The fundamentals for private equity are pointing northwards, with 2018 one of the strongest years in recent memory, according to PEP Capital managing director Cameron Blanks.

2018 saw $12.5 billion in aggregate private equity deal value across more than 60 deals, which was nearly double the $6.6 billion worth of private equity deals done in 2017.

In fact, it was the best year since 2015, when aggregate deal value hit $17.7 billion, and was comfortably the second-best year in the past decade, in which the average yearly aggregate deal value was $7.3 billion.

Speaking at the Allfin Investment Summit recently, Blanks laid the case for private equity markets and outlined Australia’s place within the global context.

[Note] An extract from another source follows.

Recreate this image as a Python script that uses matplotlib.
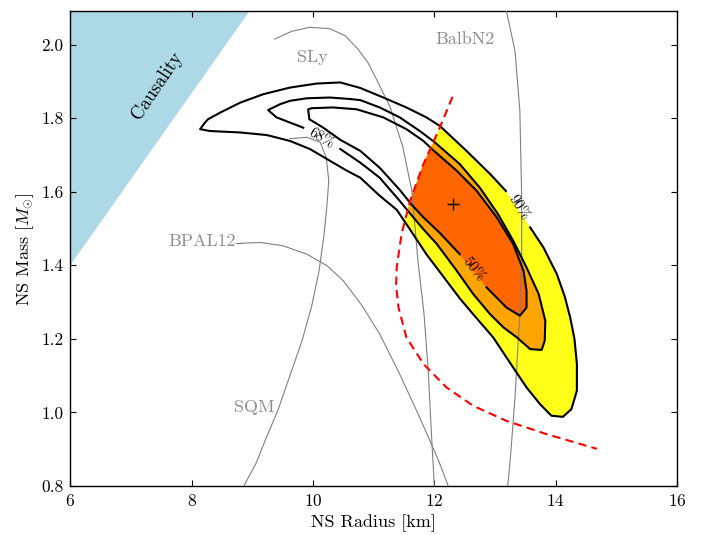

“The global institutional private fund investment market is very large, around $8.2 trillion, and spans many different investment strategies,” he said.

Australia’s mergers and acquisitions market — not counting mining, oil and gas – a significant part of Australia’s business case — sits at seventh in the world at $402 billion, though private equity has penetrated only 19 per cent of this market.

There has been a big growth in the IT sector when it comes to private equity deals, with IT representing the largest chunk of private equity-backed buyout deals in Australia in 2018. It was closely followed by healthcare, food and agriculture.

Blanks said the Australian economic fundamentals were strong, providing an attractive investment environment for private equity, pointing to forecast GDP growth, population growth, government debt and interest rates as areas in which Australia is regularly outstripping other countries.

He also said private equity returns “significantly” outperformed the ASX 300 and the ASX small ords indices.